The album starts off with "Caged Dogs Run Wild" (hey! that's the title of this review!) a minute long rock instrumental with some tinges of country added. The first real song on the album, "Illegal and Free", which sounds like a (pained) mission statement from the band. I say this because of the contrast in the lyrics. Coxen and his friends get high, and run from cops, but this is because of "a world that keeps turning on" them.

Alex Coxen is definitely the driving force of Milk Music. Atop the guitar fuzz, is his voice, cracking and howling along. I can't really think of another singer who sings like him, his singing style is truly unique. It helps that Coxen writes great lyrics. He lives in his own world (or maybe just Olympia), and steals cars, has friends who steal from your kids, gets blown around by "the joker wind" and hangs on falling stars. On "No, Nothing, My Shelter" he listens to the King and Hendrix when he's got the blues.

Coxen also seems to be singing of escape on this record. On "Crosstown Wanderer" he paints a picture of some one who wanders from town to town, and on "Runaway" the wind takes him to the road outside, the one he's always wondered about. In "No, Nothing, My Shelter", there's the revealing lyric, "No, nothing is your home".

Of course, not all the songs are fleshed out completely. "Crosstown Wanderer" is two minutes of post Dinosaur Jr. reunion guitar riffs, before it ends abruptly, and "Dogchild" shapes up to be an interesting take on a country ballad, but than descends into a three minute drone.

But the one song that could make up for all of this, is the closer, "The Final Scene". An eight minute doo wop-esque punk epic. Everything the band does on this song is on point, from the interplay between the two guitars, Coxen's lyrics, and the backing vocals (some surprising "sha-las", "ooohhhs", and "whoa-ohs!").

Merchandise represent a different kind of punk than Milk Music, a type that hasn't been recreated like the SST days, or any indie band from the 90's. Merchandise sound like a post punk, new wave band from Britain in the 80's. Straight out of Manchester. Lead singer Carson Cox's voice falls somewhere between Morrisey and Robert Smith. But he's less dramatic than Robert Smith, and much easier to take seriously than Morrisey. They hail from Tampa, Fl. and emerged from the underground punk scene of the city.

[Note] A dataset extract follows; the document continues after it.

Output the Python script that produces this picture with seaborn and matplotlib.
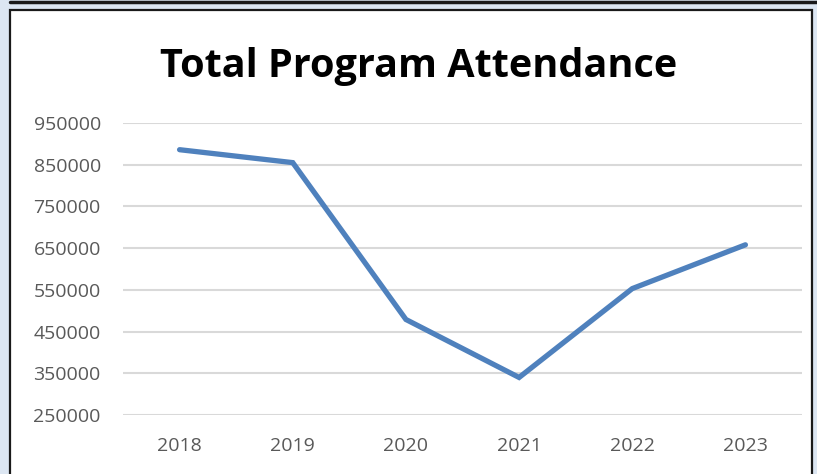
import seaborn as sns
import pandas as pd
import matplotlib.pyplot as plt
from matplotlib.patches import Rectangle
from matplotlib.lines import Line2D

years = ["2018", "2019", "2020", "2021", "2022", "2023"]
attendance = [886000, 855000, 479000, 340000, 553000, 658000]
y_ticks = [250000, 350000, 450000, 550000, 650000, 750000, 850000, 950000]

sns.set_style("white")
plt.rcParams['font.family'] = ['Open Sans', 'DejaVu Sans']

W, H = 817, 474
fig = plt.figure(figsize=(W / 100, H / 100), dpi=100, facecolor="#dce6f2")

# chart box and the strip above it
fig.patches.append(Rectangle((10 / W, -0.05), 802 / W, 1 - 10 / H + 0.05, transform=fig.transFigure,
                             facecolor="white", edgecolor="#1a1a1a", linewidth=1.6, zorder=-10))
fig.lines.append(Line2D([10 / W, 1.0], [1 - 2 / H, 1 - 2 / H], transform=fig.transFigure,
                        color="#1a1a1a", linewidth=2.5, zorder=-10))

ax = fig.add_axes([123 / W, 1 - 415 / H, (802 - 123) / W, (415 - 123) / H])
ax.set_facecolor("none")

df = pd.DataFrame({"Year": years, "Attendance": attendance})
sns.lineplot(data=df, x="Year", y="Attendance", ax=ax, color="#4f81bd", linewidth=3.8,
             solid_capstyle="round", solid_joinstyle="miter", zorder=3)

ax.set_xlim(-0.5, len(years) - 0.5)
ax.set_ylim(y_ticks[0], y_ticks[-1])
ax.set_yticks(y_ticks)
ax.set_yticklabels([str(v) for v in y_ticks])
ax.grid(axis="y", color="#d9d9d9", linewidth=1.5)
ax.grid(axis="x", visible=False)
for s in ax.spines.values():
    s.set_visible(False)
ax.tick_params(axis="both", length=0, labelsize=14, labelcolor="#595959")
ax.tick_params(axis="y", pad=16)
ax.tick_params(axis="x", pad=16)
ax.set_xlabel("")
ax.set_ylabel("")

fig.text(419 / W, 1 - 66 / H, "Total Program Attendance", ha="center", va="center",
         fontsize=28.5, fontweight="bold", color="black")

fig.savefig("out.png", dpi=100, facecolor=fig.get_facecolor())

Their newest album, Totale Nite, has been released less than a year later from their excellent 2012 album, Children of Desire. Totale Nite was also supposed to be an EP, but I guess it's not... anymore. It has six tracks, all but one surpassing the six minute mark, and it feels much more cohesive than an EP would.

The album starts off with "Who Are You", which begins with a snarling harmonica, and Cox singing "today the sun rose / like the hand of God". The album then moves to "Anxiety's Door", possibly Merchandise's best song of their whole discography (only rivaled by "Time"). In this song Cox wanders the streets of Tampa, where "old men sleep in the road" and he "drinks the perfumed air", these lyrics evoking excellent imagery.

The album than goes to the sort of ballad of "I'll Be Gone", a beautiful slow song that lasts for a glorious six minutes and thirty six seconds, with Cox promising to "plant [himself] in the sun, just to be free from all you motherfuckers". But than there's the title track. It's not the best Merchandise song, but it's certainly the most experimental, moving from near dissonance in the verses to one of the most catchy and melodic choruses. The album than ends with another killer song, "Winter's Dream", which is the most emotionally potent song on the album. It may be about a man's death, with Cox singing "the greatest joy I've ever felt / was killing him". Or maybe it's a version of himself, with Cox saying "I'd rather kill myself than to be someone else". He than repeats the same line, "I knew his name", until the song descends into forty seconds of Metal Machine Music style noise.

And what would Merchandise be without the instrumentation? The beautiful guitar sounds on "Anxiety's Door" and the almost frightening ones on "Total Nite". "Total Nite" also contains a sax, sounding like the Stooges, circa Funhouse.

Milk Music and Merchandise both hold a unique place in the ever growing punk spectrum that contains Parquet Courts, White Lung, Japandroids, The Men, Metz and countless others. When I try to explain these kinds of bands to those who are older than I, I like to cite them as our Dinosaur Jr. or Sonic Youth of our generation. So for all the kids who wish they wore born 1975, so they'd be 13 years old when Daydream Nation and Bug were released and 16 when Loveless was released, pick up these two albums, and listen to these "Caged Dogs Run Wild".

Milk Music - Cruise Your Illusion
8.5/10
Recommended Tracks - "Illegal and Free", "No, Nothing, My Shelter", "Lacey's Secret", "Runaway", "The Final Scene"

Merchandise - Totale Nite
9/10
Recommended Tracks - Um... all of them (there's only five anyway).